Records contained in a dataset
---*---

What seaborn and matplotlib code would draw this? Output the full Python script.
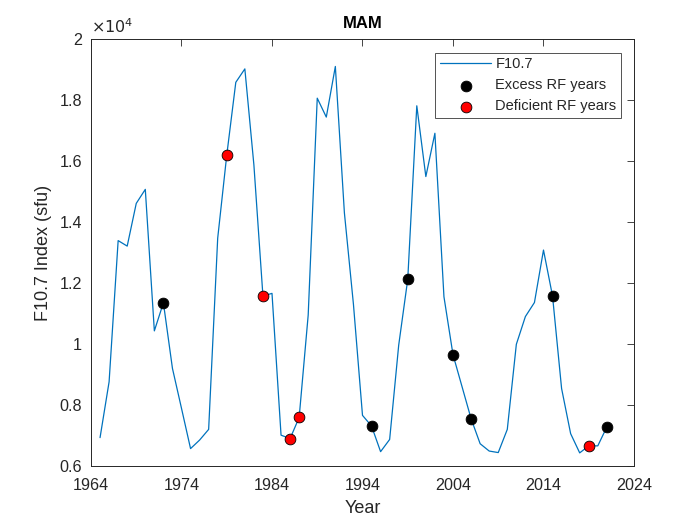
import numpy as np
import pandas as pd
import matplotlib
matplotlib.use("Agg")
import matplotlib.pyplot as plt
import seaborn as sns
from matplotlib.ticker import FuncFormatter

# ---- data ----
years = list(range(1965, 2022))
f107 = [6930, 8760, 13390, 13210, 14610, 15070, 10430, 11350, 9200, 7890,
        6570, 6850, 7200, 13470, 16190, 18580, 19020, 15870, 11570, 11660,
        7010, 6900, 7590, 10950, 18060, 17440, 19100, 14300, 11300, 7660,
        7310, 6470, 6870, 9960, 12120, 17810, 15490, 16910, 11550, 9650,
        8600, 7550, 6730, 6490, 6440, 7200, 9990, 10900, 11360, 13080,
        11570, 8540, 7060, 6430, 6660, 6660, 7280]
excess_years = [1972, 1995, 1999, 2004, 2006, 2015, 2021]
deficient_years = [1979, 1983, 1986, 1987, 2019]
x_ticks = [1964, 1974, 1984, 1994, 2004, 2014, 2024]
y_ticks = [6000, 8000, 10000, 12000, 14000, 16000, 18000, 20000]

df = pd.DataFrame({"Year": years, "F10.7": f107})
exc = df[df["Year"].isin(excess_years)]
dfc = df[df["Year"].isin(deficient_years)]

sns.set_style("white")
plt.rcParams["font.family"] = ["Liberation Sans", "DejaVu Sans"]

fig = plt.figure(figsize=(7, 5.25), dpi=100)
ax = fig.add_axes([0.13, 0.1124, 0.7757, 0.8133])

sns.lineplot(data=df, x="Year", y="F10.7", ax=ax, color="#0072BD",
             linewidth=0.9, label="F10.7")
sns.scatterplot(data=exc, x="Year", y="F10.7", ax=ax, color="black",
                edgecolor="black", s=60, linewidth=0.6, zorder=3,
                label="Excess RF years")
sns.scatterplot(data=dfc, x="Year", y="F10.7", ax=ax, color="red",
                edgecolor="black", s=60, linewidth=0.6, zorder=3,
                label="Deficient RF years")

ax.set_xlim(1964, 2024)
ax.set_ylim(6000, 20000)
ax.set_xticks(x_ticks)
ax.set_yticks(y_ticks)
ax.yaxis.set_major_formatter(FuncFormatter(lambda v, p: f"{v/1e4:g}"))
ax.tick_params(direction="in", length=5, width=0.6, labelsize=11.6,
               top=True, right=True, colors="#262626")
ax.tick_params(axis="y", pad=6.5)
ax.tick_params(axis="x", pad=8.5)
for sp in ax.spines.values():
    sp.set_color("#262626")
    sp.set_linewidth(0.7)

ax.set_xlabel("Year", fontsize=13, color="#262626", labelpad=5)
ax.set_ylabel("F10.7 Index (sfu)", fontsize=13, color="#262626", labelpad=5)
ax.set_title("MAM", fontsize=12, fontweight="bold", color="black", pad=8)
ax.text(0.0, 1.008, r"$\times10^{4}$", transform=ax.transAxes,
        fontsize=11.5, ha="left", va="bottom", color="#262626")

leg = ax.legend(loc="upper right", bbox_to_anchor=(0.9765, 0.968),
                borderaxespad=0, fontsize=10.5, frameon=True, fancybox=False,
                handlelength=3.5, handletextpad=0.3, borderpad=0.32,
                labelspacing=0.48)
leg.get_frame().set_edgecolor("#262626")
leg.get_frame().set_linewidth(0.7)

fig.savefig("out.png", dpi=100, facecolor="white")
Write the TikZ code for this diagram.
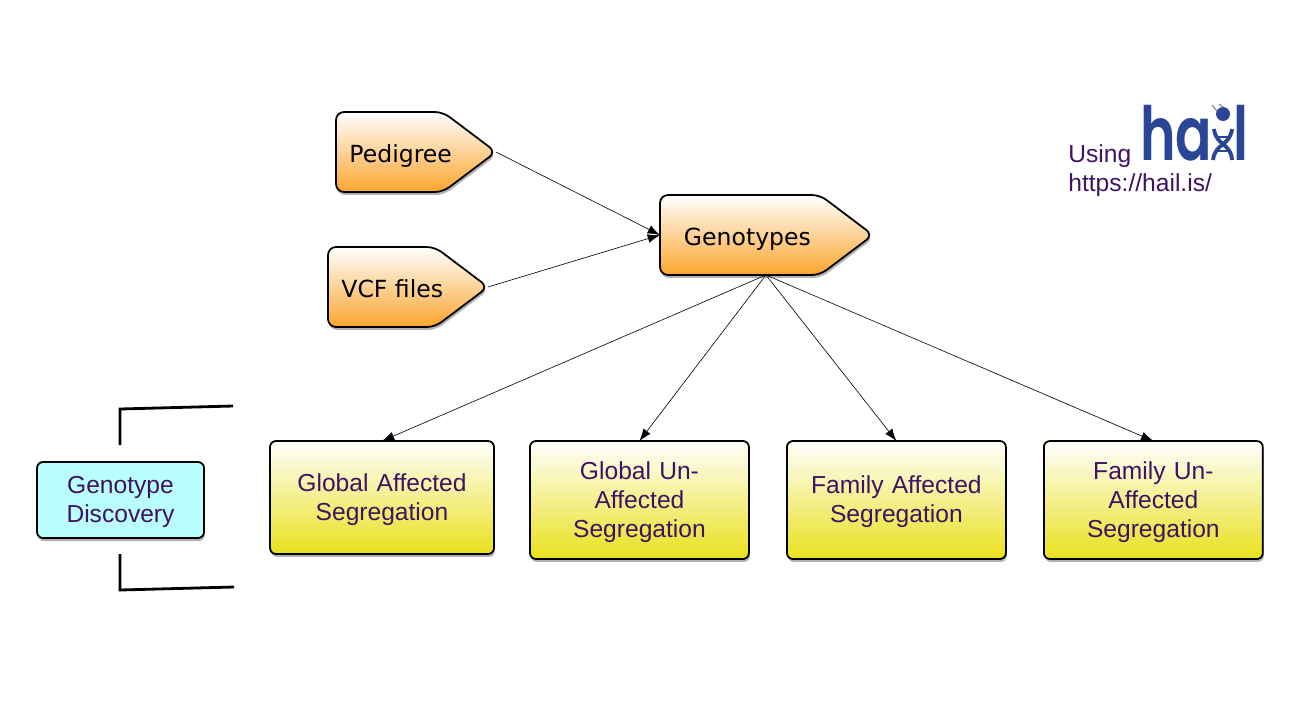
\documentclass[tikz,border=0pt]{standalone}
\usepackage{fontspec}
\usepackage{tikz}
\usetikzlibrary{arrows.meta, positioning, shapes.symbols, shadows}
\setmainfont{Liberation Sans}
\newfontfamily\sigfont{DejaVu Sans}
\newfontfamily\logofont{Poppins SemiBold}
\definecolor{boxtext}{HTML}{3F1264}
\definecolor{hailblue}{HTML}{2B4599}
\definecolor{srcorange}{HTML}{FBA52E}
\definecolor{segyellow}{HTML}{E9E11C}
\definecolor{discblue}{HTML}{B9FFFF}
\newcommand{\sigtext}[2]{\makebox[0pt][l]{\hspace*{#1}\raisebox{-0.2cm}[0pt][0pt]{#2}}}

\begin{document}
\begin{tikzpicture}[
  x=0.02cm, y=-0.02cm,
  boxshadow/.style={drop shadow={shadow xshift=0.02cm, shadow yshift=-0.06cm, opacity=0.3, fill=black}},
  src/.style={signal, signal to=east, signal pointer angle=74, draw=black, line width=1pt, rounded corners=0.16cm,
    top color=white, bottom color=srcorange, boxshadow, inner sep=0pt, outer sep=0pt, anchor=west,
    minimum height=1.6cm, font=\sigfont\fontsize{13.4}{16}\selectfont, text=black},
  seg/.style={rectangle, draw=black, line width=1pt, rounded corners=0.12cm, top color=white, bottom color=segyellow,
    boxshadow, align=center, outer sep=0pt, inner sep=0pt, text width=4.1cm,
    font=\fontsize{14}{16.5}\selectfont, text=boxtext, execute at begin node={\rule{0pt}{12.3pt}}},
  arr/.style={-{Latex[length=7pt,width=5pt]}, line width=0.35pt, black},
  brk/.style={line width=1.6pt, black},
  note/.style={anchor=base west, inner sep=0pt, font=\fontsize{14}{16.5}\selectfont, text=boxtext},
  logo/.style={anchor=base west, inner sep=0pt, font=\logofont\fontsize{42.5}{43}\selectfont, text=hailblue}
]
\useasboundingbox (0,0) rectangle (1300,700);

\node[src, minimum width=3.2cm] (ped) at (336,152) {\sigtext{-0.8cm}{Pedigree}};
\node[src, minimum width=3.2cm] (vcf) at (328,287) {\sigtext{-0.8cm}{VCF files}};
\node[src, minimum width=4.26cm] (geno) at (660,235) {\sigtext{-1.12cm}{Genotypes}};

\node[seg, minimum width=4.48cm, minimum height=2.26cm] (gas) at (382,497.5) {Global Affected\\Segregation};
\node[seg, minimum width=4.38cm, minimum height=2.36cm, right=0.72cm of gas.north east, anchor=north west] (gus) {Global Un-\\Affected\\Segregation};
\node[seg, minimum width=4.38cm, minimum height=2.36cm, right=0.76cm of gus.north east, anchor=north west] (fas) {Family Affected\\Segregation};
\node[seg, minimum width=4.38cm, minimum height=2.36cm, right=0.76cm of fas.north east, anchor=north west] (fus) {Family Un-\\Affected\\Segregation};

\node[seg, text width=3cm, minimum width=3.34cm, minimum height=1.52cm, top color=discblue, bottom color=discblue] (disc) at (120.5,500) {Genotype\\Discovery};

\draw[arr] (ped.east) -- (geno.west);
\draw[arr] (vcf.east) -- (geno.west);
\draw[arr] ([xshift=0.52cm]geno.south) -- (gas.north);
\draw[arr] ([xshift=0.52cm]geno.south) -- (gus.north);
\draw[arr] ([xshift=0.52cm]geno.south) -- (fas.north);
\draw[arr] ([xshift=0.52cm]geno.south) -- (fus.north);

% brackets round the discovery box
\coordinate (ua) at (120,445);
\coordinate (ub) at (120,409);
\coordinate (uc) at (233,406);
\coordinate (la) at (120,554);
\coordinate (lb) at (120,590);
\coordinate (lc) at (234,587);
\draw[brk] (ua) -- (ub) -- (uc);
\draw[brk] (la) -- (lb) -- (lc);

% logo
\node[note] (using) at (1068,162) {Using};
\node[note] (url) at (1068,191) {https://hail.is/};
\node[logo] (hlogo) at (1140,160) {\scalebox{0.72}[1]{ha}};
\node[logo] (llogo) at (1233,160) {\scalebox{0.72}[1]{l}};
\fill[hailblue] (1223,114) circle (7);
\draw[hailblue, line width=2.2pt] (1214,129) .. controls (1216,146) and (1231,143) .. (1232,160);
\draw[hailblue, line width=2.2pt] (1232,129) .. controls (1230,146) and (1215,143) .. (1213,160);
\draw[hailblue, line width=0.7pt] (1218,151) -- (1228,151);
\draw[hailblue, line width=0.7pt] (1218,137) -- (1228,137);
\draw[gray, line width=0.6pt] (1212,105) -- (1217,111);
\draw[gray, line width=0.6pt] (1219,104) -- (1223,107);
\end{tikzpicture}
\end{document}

---*---

_EXERCISE PROMPT_
Write out again exactly the lines from the start of the data above through the line containing "from matplotlib.ticker import FuncFormatter", inclusive, excluding any pictures.

_THE RESULT_
What seaborn and matplotlib code would draw this? Output the full Python script.
import numpy as np
import pandas as pd
import matplotlib
matplotlib.use("Agg")
import matplotlib.pyplot as plt
import seaborn as sns
from matplotlib.ticker import FuncFormatter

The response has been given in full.